**GIVEN DATA**
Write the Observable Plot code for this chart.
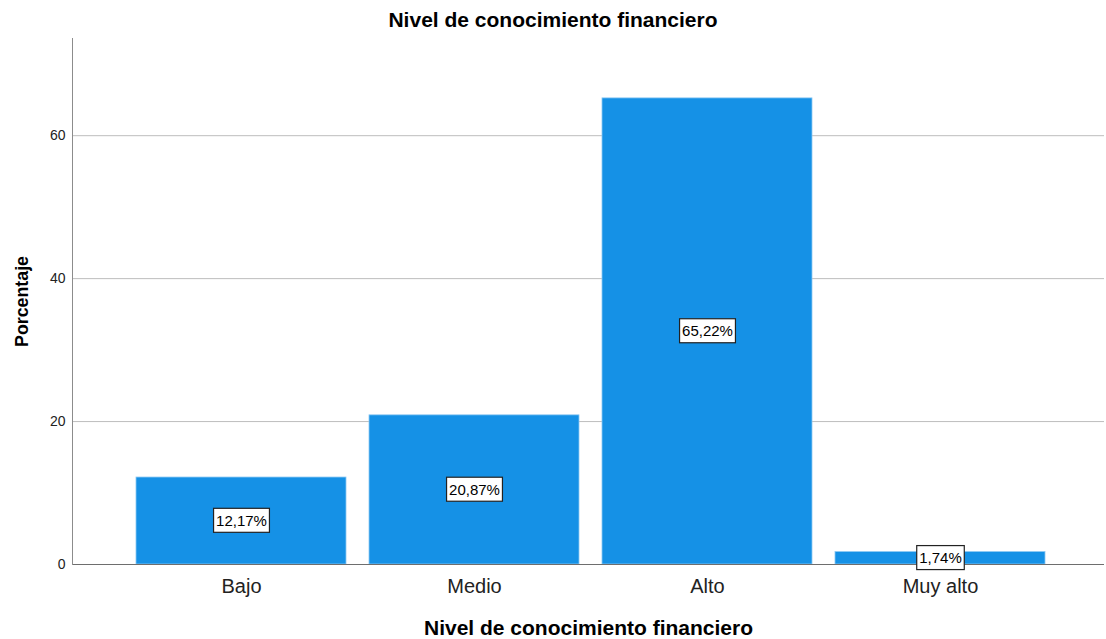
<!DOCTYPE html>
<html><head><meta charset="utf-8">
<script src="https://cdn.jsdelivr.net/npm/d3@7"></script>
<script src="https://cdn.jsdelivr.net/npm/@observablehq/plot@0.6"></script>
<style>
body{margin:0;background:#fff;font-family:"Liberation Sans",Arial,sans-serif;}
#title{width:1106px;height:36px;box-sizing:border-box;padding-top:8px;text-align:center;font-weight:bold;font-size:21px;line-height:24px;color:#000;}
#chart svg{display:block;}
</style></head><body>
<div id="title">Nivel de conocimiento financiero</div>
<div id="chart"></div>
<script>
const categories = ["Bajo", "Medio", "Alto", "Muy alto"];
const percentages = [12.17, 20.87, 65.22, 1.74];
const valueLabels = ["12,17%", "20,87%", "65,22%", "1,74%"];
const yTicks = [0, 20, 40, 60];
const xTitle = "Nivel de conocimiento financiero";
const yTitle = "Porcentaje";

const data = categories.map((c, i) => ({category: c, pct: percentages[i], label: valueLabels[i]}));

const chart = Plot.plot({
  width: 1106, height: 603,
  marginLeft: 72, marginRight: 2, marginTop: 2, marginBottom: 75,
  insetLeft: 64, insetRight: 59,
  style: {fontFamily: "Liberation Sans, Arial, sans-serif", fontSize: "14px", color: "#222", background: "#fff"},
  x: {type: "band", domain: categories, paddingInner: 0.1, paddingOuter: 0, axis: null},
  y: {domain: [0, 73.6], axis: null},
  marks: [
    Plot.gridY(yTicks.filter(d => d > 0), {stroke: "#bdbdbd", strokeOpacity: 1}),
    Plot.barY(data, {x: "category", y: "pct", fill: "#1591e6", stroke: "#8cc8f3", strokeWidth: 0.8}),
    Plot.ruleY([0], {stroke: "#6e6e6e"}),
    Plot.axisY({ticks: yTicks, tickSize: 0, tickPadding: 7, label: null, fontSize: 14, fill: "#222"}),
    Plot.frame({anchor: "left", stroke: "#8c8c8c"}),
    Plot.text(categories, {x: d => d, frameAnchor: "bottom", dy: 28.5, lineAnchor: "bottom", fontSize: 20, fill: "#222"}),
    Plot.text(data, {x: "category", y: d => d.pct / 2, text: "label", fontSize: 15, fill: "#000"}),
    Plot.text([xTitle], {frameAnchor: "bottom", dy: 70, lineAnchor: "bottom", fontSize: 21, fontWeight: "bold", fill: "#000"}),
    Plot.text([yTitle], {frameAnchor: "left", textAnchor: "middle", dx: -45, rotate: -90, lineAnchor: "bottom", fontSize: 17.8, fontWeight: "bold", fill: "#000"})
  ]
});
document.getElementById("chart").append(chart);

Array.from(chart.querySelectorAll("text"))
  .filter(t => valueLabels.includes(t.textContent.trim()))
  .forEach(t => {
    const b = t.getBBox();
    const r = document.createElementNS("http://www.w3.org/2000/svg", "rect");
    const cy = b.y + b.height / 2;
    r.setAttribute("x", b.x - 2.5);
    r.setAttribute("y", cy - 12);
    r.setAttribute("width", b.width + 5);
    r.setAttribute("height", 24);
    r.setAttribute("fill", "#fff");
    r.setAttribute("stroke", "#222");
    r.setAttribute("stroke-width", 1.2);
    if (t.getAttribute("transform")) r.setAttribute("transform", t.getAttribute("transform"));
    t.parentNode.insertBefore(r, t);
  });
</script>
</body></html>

**WORK REQUIRED**
Pick every line with "chart" in it and copy it.

**RESPONSE FOR THIS EXERCISE**
Write the Observable Plot code for this chart.
#chart svg{display:block;}
<div id="chart"></div>
const chart = Plot.plot({
document.getElementById("chart").append(chart);
Array.from(chart.querySelectorAll("text"))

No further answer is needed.